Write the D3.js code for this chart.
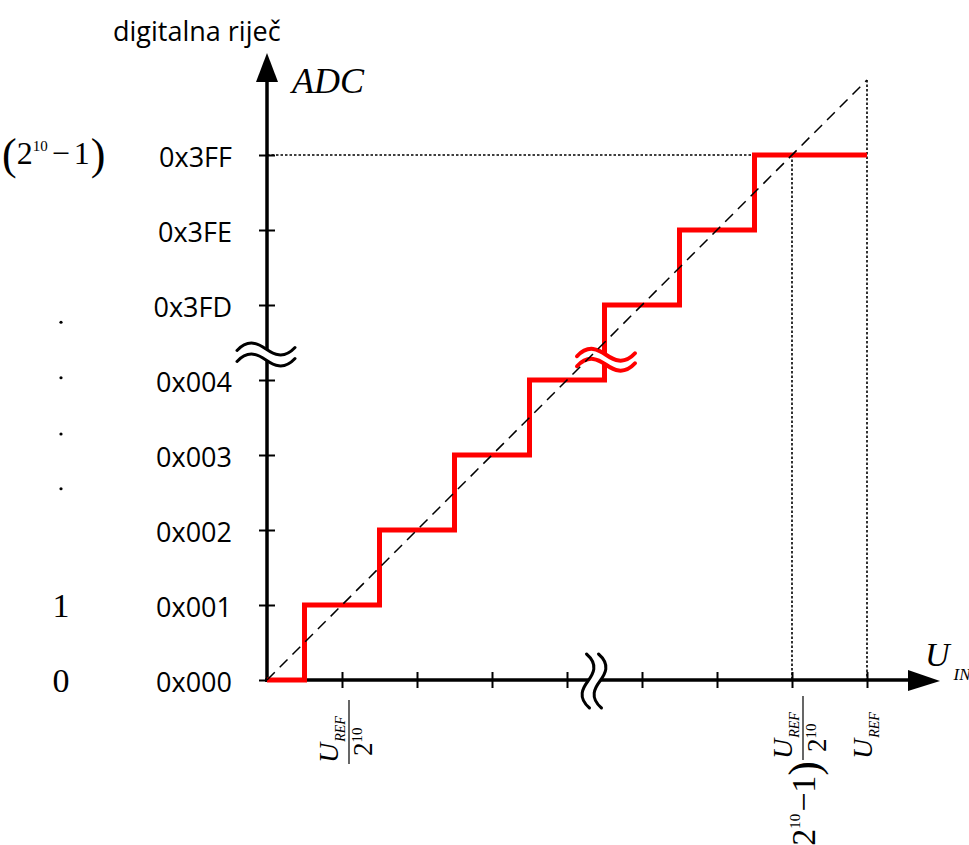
<!DOCTYPE html>
<html>
<head>
<meta charset="utf-8">
<script src="https://cdn.jsdelivr.net/npm/d3@7"></script>
<style>
  body { margin: 0; background: #fff; }
</style>
</head>
<body>
<div id="chart"></div>
<script>
// output codes on the vertical axis (axis is broken between 0x004 and 0x3FD)
const codeLabels = ["0x000", "0x001", "0x002", "0x003", "0x004", "0x3FD", "0x3FE", "0x3FF"];
const codeLevels = [0, 1, 2, 3, 4, 5, 6, 7];
// input where the ADC jumps to the next code, in LSB steps (U_REF / 2^10)
const transitionInputs = [0.5, 1.5, 2.5, 3.5, 4.5, 5.5, 6.5];
const fullScaleInput = 8;
const inputTicks = [1, 2, 3, 4, 5, 6, 7, 8];
// decimal column on the left
const decimalLabels = ["0", "1"];
const decimalLevels = [0, 1];
const dotLevels = [4.77, 4.03, 3.28, 2.55];
// break marks (axis units)
const yBreakLevel = 4.34;
const xBreakInput = 4.36;
const stairBreak = [4.52, 4.27];

const width = 969, height = 845;
const serif = "'Liberation Serif', 'Times New Roman', serif";
const sans = "'Open Sans', sans-serif";

const svg = d3.select("#chart")
              .append("svg")
              .attr("width", width)
              .attr("height", height);
svg.append("rect")
   .attr("width", width)
   .attr("height", height)
   .attr("fill", "#fff");

const x = d3.scaleLinear().domain([0, fullScaleInput]).range([267, 867]);
const y = d3.scaleLinear().domain([0, fullScaleInput]).range([680, 80]);

const topCode = codeLevels[codeLevels.length - 1];
const lastStep = transitionInputs[transitionInputs.length - 1];

// wavy "break" mark, horizontal or turned on its side
const tilde = (cx, cy, w, a, vertical) => {
    const pts = [[-w, a * 0.3], [-w * 0.6, -a * 2.2], [-w * 0.25, -a], [0, 0],
                 [w * 0.25, a], [w * 0.6, a * 2.2], [w, -a * 0.3]];
    const p = pts.map(([u, v]) => vertical ? [cx - v, cy + u] : [cx + u, cy + v]);
    const path = d3.path();
    path.moveTo(p[0][0], p[0][1]);
    path.bezierCurveTo(p[1][0], p[1][1], p[2][0], p[2][1], p[3][0], p[3][1]);
    path.bezierCurveTo(p[4][0], p[4][1], p[5][0], p[5][1], p[6][0], p[6][1]);
    return path.toString();
};

const drawBreak = (cx, cy, w, a, gap, vertical, color, sw) => {
    const off = gap / 2;
    svg.append("path")
       .attr("d", tilde(cx, cy, w, a, vertical))
       .attr("fill", "none")
       .attr("stroke", "#fff")
       .attr("stroke-width", gap - sw + 1);
    [-off, off].forEach(o => {
        svg.append("path")
           .attr("d", vertical ? tilde(cx + o, cy, w, a, true) : tilde(cx, cy + o, w, a, false))
           .attr("fill", "none")
           .attr("stroke", color)
           .attr("stroke-width", sw)
           .attr("stroke-linecap", "round");
    });
};

// dotted guides
const dotted = (x1, y1, x2, y2) => {
    svg.append("line")
       .attr("x1", x1).attr("y1", y1).attr("x2", x2).attr("y2", y2)
       .attr("stroke", "#000")
       .attr("stroke-width", 1.6)
       .attr("stroke-dasharray", "2.5,2");
};
dotted(x(0), y(topCode), x(lastStep), y(topCode));
dotted(x(fullScaleInput - 1), y(topCode), x(fullScaleInput - 1), y(0));
dotted(x(fullScaleInput), y(fullScaleInput), x(fullScaleInput), y(0));

// axes
svg.append("line")
   .attr("x1", x(0)).attr("y1", y(0) + 2).attr("x2", x(0)).attr("y2", 80)
   .attr("stroke", "#000").attr("stroke-width", 3.5);
svg.append("path")
   .attr("d", `M${x(0)},53 L${x(0) - 11},82 L${x(0) + 11},82 Z`)
   .attr("fill", "#000");
svg.append("line")
   .attr("x1", x(0) - 2).attr("y1", y(0)).attr("x2", 912).attr("y2", y(0))
   .attr("stroke", "#000").attr("stroke-width", 3.5);
svg.append("path")
   .attr("d", `M940,${y(0) + 1} L908,${y(0) - 10} L908,${y(0) + 11} Z`)
   .attr("fill", "#000");

const yAxis = svg.append("g")
    .attr("transform", `translate(${x(0)},0)`)
    .call(d3.axisLeft(y).tickValues(codeLevels)
            .tickFormat(d => codeLabels[d]).tickSize(8).tickPadding(27));
yAxis.select(".domain").remove();
yAxis.selectAll(".tick line").attr("x1", 8).attr("stroke-width", 2);
yAxis.selectAll(".tick text")
     .attr("font-family", sans)
     .attr("font-size", 27)
     .attr("fill", "#000")
     .attr("dy", 11);

const xAxis = svg.append("g")
    .attr("transform", `translate(0,${y(0)})`)
    .call(d3.axisBottom(x).tickValues(inputTicks).tickFormat("").tickSize(8));
xAxis.select(".domain").remove();
xAxis.selectAll(".tick line").attr("y1", -8).attr("stroke-width", 2);

drawBreak(x(0) - 1, y(yBreakLevel), 29, 5, 11, false, "#000", 3);
drawBreak(x(xBreakInput), y(0) + 1, 27, 5, 12, true, "#000", 3);

// transfer characteristic
const stairs = [[0, 0]].concat(transitionInputs.map((t, i) => [t, codeLevels[i + 1]]))
                       .concat([[fullScaleInput, topCode]]);
svg.append("path")
   .datum(stairs)
   .attr("d", d3.line().x(d => x(d[0])).y(d => y(d[1])).curve(d3.curveStepAfter))
   .attr("fill", "none")
   .attr("stroke", "#ff0000")
   .attr("stroke-width", 5);

drawBreak(x(stairBreak[0]), y(stairBreak[1]), 29, 5, 10, false, "#ff0000", 4);

// ideal line
svg.append("line")
   .attr("x1", x(0)).attr("y1", y(0))
   .attr("x2", x(fullScaleInput)).attr("y2", y(fullScaleInput))
   .attr("stroke", "#000")
   .attr("stroke-width", 1.5)
   .attr("stroke-dasharray", "11,7");

// titles
svg.append("text")
   .attr("x", 113).attr("y", 41)
   .attr("font-family", sans).attr("font-size", 27)
   .text("digitalna riječ");
svg.append("text")
   .attr("x", 292).attr("y", 93)
   .attr("font-family", serif).attr("font-style", "italic").attr("font-size", 36)
   .text("ADC");

const uin = svg.append("text")
   .attr("x", 925).attr("y", 666)
   .attr("font-family", serif).attr("font-style", "italic");
uin.append("tspan").attr("font-size", 34).text("U");
uin.append("tspan").attr("font-size", 17).attr("dx", 4).attr("dy", 14).text("IN");

// left column
const topLeft = svg.append("text")
   .attr("x", 2).attr("y", y(topCode) + 14)
   .attr("font-family", serif);
topLeft.append("tspan").attr("font-size", 44).text("(");
topLeft.append("tspan").attr("font-size", 32).attr("dy", -5).text("2");
topLeft.append("tspan").attr("font-size", 15).attr("dy", -13).text("10");
topLeft.append("tspan").attr("font-size", 32).attr("dy", 13).attr("dx", 4).text("−");
topLeft.append("tspan").attr("font-size", 32).attr("dx", 4).text("1");
topLeft.append("tspan").attr("font-size", 44).attr("dy", 5).attr("dx", 1).text(")");

svg.selectAll(".dec")
   .data(decimalLevels)
   .enter().append("text")
   .attr("class", "dec")
   .attr("x", 61).attr("y", d => y(d) + 12)
   .attr("text-anchor", "middle")
   .attr("font-family", serif).attr("font-size", 34)
   .text((d, i) => decimalLabels[i]);

svg.selectAll(".dot")
   .data(dotLevels)
   .enter().append("circle")
   .attr("class", "dot")
   .attr("cx", 61).attr("cy", d => y(d))
   .attr("r", 1.6)
   .attr("fill", "#000");

// rotated input labels
const uref = (g, lx, ly) => {
    const t = g.append("text").attr("x", lx).attr("y", ly)
               .attr("font-family", serif).attr("font-style", "italic");
    t.append("tspan").attr("font-size", 28).text("U");
    t.append("tspan").attr("font-size", 14).attr("dx", 1).attr("dy", 7).text("REF");
};
const pow2 = (g, lx, ly) => {
    const t = g.append("text").attr("x", lx).attr("y", ly).attr("font-family", serif);
    t.append("tspan").attr("font-size", 27).text("2");
    t.append("tspan").attr("font-size", 15).attr("dy", -10).text("10");
};
const fraction = (cx, cy) => {
    const g = svg.append("g").attr("transform", `translate(${cx},${cy}) rotate(-90)`);
    g.append("line").attr("x1", 0).attr("x2", 64).attr("y1", 0).attr("y2", 0)
     .attr("stroke", "#000").attr("stroke-width", 1.2);
    uref(g, 1, -11);
    pow2(g, 8, 23);
    return g;
};

fraction(x(1) + 7, 764);

const gB = fraction(x(fullScaleInput - 1) + 11, 760);
const pre = gB.append("text")
   .attr("x", -1).attr("y", 16)
   .attr("text-anchor", "end")
   .attr("font-family", serif);
pre.append("tspan").attr("font-size", 44).text("(");
pre.append("tspan").attr("font-size", 34).attr("dy", -4).text("2");
pre.append("tspan").attr("font-size", 15).attr("dy", -15).text("10");
pre.append("tspan").attr("font-size", 34).attr("dy", 15).attr("dx", 2).text("−");
pre.append("tspan").attr("font-size", 34).text("1");
pre.append("tspan").attr("font-size", 44).attr("dy", 4).text(")");

const gC = svg.append("g").attr("transform", `translate(${x(fullScaleInput) + 5},759) rotate(-90)`);
uref(gC, 0, 0);
</script>
</body>
</html>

• **Work to be completed**
Give again, word for word, every line from the top of the data above to the line holding "const lastStep = transitionInputs[transitionInputs.length", inclusive, with the pictures left out.

• **Correct output**
Write the D3.js code for this chart.
<!DOCTYPE html>
<html>
<head>
<meta charset="utf-8">
<script src="https://cdn.jsdelivr.net/npm/d3@7"></script>
<style>
  body { margin: 0; background: #fff; }
</style>
</head>
<body>
<div id="chart"></div>
<script>
// output codes on the vertical axis (axis is broken between 0x004 and 0x3FD)
const codeLabels = ["0x000", "0x001", "0x002", "0x003", "0x004", "0x3FD", "0x3FE", "0x3FF"];
const codeLevels = [0, 1, 2, 3, 4, 5, 6, 7];
// input where the ADC jumps to the next code, in LSB steps (U_REF / 2^10)
const transitionInputs = [0.5, 1.5, 2.5, 3.5, 4.5, 5.5, 6.5];
const fullScaleInput = 8;
const inputTicks = [1, 2, 3, 4, 5, 6, 7, 8];
// decimal column on the left
const decimalLabels = ["0", "1"];
const decimalLevels = [0, 1];
const dotLevels = [4.77, 4.03, 3.28, 2.55];
// break marks (axis units)
const yBreakLevel = 4.34;
const xBreakInput = 4.36;
const stairBreak = [4.52, 4.27];

const width = 969, height = 845;
const serif = "'Liberation Serif', 'Times New Roman', serif";
const sans = "'Open Sans', sans-serif";

const svg = d3.select("#chart")
              .append("svg")
              .attr("width", width)
              .attr("height", height);
svg.append("rect")
   .attr("width", width)
   .attr("height", height)
   .attr("fill", "#fff");

const x = d3.scaleLinear().domain([0, fullScaleInput]).range([267, 867]);
const y = d3.scaleLinear().domain([0, fullScaleInput]).range([680, 80]);

const topCode = codeLevels[codeLevels.length - 1];
const lastStep = transitionInputs[transitionInputs.length - 1];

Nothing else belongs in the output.